Instruction ▸
It is required that the lines from the top of the listing through the line with "import seaborn as sns" be reproduced exactly, excluding pictures.

Source code of charts ▸
◇ ◇ ◇ ◇ ◇ ◇ ◇
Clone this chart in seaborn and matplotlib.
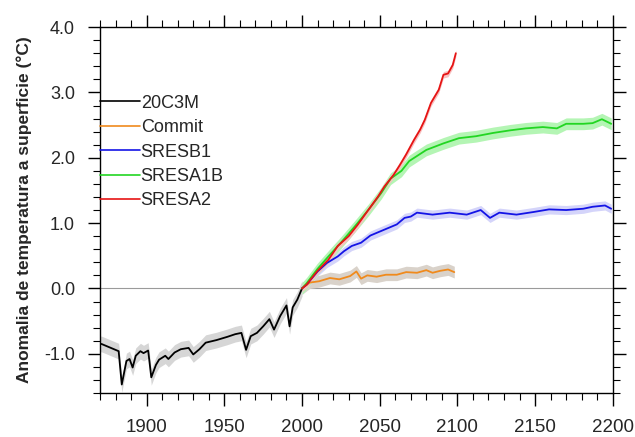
import numpy as np
import pandas as pd
import matplotlib
matplotlib.use('Agg')
import matplotlib.pyplot as plt
from matplotlib.ticker import MultipleLocator
import seaborn as sns

# 20C3M (historico)
years_20c = [1870, 1871, 1877, 1882, 1884, 1887, 1889, 1891, 1893, 1896, 1898, 1901, 1903, 1906,
             1908, 1912, 1914, 1918, 1922, 1927, 1930, 1934, 1938, 1945, 1952, 1957, 1961, 1964,
             1967, 1971, 1975, 1979, 1982, 1986, 1990, 1992, 1994, 1997, 2000]
vals_20c = [-0.85, -0.85, -0.91, -0.96, -1.47, -1.11, -1.08, -1.21, -1.03, -0.96, -0.99, -0.95, -1.36, -1.17,
            -1.09, -1.03, -1.08, -0.98, -0.93, -0.91, -1.01, -0.93, -0.83, -0.79, -0.74, -0.70, -0.68, -0.94,
            -0.73, -0.68, -0.58, -0.47, -0.63, -0.42, -0.26, -0.58, -0.29, -0.17, 0.0]

# Commit
years_commit = [2000, 2005, 2011, 2018, 2024, 2031, 2035, 2038, 2042, 2048, 2054, 2061, 2067,
                2074, 2080, 2084, 2089, 2094, 2098]
vals_commit = [0.0, 0.09, 0.11, 0.16, 0.14, 0.19, 0.26, 0.15, 0.20, 0.18, 0.21, 0.21, 0.25,
               0.24, 0.28, 0.24, 0.27, 0.29, 0.25]

# SRESB1
years_b1 = [2000, 2003, 2010, 2016, 2023, 2027, 2032, 2038, 2044, 2050, 2056, 2061, 2066, 2070,
            2074, 2084, 2095, 2106, 2115, 2121, 2127, 2138, 2149, 2159, 2170, 2181, 2187, 2195, 2199]
vals_b1 = [0.0, 0.06, 0.26, 0.39, 0.49, 0.57, 0.65, 0.70, 0.81, 0.87, 0.93, 0.98, 1.08, 1.10,
           1.16, 1.13, 1.16, 1.13, 1.20, 1.08, 1.16, 1.13, 1.17, 1.21, 1.20, 1.22, 1.25, 1.27, 1.22]

# SRESA1B
years_a1b = [2000, 2003, 2010, 2017, 2025, 2034, 2043, 2051, 2057, 2064, 2069, 2080, 2091, 2101,
             2112, 2123, 2134, 2144, 2155, 2164, 2170, 2181, 2187, 2193, 2199]
vals_a1b = [0.0, 0.08, 0.30, 0.49, 0.70, 0.95, 1.21, 1.46, 1.68, 1.80, 1.95, 2.12, 2.22, 2.30,
            2.33, 2.38, 2.42, 2.45, 2.47, 2.45, 2.52, 2.52, 2.53, 2.59, 2.52]

# SRESA2
years_a2 = [2000, 2003, 2010, 2017, 2023, 2030, 2036, 2042, 2049, 2053, 2059, 2063, 2067, 2072,
            2076, 2079, 2083, 2088, 2091, 2094, 2097, 2099]
vals_a2 = [0.0, 0.06, 0.27, 0.44, 0.65, 0.80, 0.98, 1.18, 1.41, 1.56, 1.74, 1.89, 2.05, 2.27,
           2.43, 2.58, 2.84, 3.04, 3.27, 3.29, 3.42, 3.60]

labels = ['20C3M', 'Commit', 'SRESB1', 'SRESA1B', 'SRESA2']
line_colors = ['black', '#f08a1c', '#1414e6', '#22d622', '#e61414']
band_colors = ['#d6d6d6', '#d9d2ca', '#d4d4fa', '#b4f5b4', '#f8c0c0']
spreads = [0.12, 0.09, 0.07, 0.09, 0.05]

series = [(years_20c, vals_20c), (years_commit, vals_commit), (years_b1, vals_b1),
          (years_a1b, vals_a1b), (years_a2, vals_a2)]

sns.set_style('ticks')
plt.rcParams['font.family'] = ['Liberation Sans', 'DejaVu Sans']

fig = plt.figure(figsize=(6.35, 4.37), dpi=100)
ax = fig.add_axes([0.1575, 0.1007, 0.8075, 0.8373])

ax.axhline(0, color='#9a9a9a', lw=0.8, zorder=1)

for (yrs, vals), sp, bc in zip(series, spreads, band_colors):
    v = np.array(vals)
    ax.fill_between(yrs, v - sp, v + sp, color=bc, lw=0, zorder=2)

for (yrs, vals), lab, lc in zip(series, labels, line_colors):
    df = pd.DataFrame({'ano': yrs, 'anom': vals})
    sns.lineplot(data=df, x='ano', y='anom', color=lc, lw=1.3, label=lab, ax=ax, zorder=3)

ax.set_xlim(1870, 2200)
ax.set_ylim(-1.6, 4.0)
ax.xaxis.set_minor_locator(MultipleLocator(10))
ax.yaxis.set_minor_locator(MultipleLocator(0.2))
ax.set_xticks([1900, 1950, 2000, 2050, 2100, 2150, 2200])
ax.set_yticks([-1.0, 0.0, 1.0, 2.0, 3.0, 4.0])
ax.set_yticklabels(['-1.0', '0.0', '1.0', '2.0', '3.0', '4.0'])
ax.tick_params(which='both', direction='out', top=True, right=True, color='black')
ax.tick_params(which='major', length=9, width=1)
ax.tick_params(which='minor', length=5, width=0.8)
ax.tick_params(axis='x', which='major', pad=9.5, labelsize=13.5)
ax.tick_params(axis='y', which='major', pad=9, labelsize=13)
for s in ax.spines.values():
    s.set_visible(True)
    s.set_color('black')
    s.set_linewidth(1)

ax.set_xlabel('')
ax.set_ylabel('Anomalia de temperatura a superficie (°C)', fontsize=12.5, fontweight='bold')
ax.yaxis.set_label_coords(-0.133, 0.5)

leg = ax.legend(loc='upper left', bbox_to_anchor=(0, 0.815), frameon=False, fontsize=13,
                handlelength=2.2, handletextpad=0.05, labelspacing=0.41,
                borderpad=0, borderaxespad=0)
for h in leg.get_lines():
    h.set_linewidth(1.2)

fig.savefig('out.png', dpi=100)
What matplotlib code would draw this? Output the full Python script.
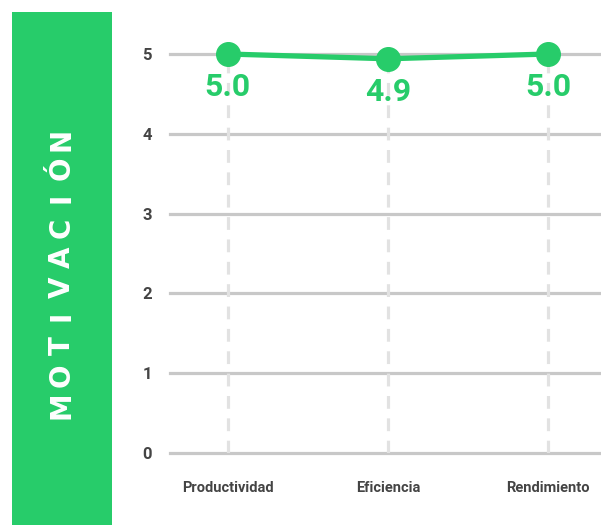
◇ ◇ ◇ ◇ ◇ ◇ ◇
The solution ▸
Clone this chart in seaborn and matplotlib.
import numpy as np
import pandas as pd
import matplotlib
matplotlib.use('Agg')
import matplotlib.pyplot as plt
from matplotlib.ticker import MultipleLocator
import seaborn as sns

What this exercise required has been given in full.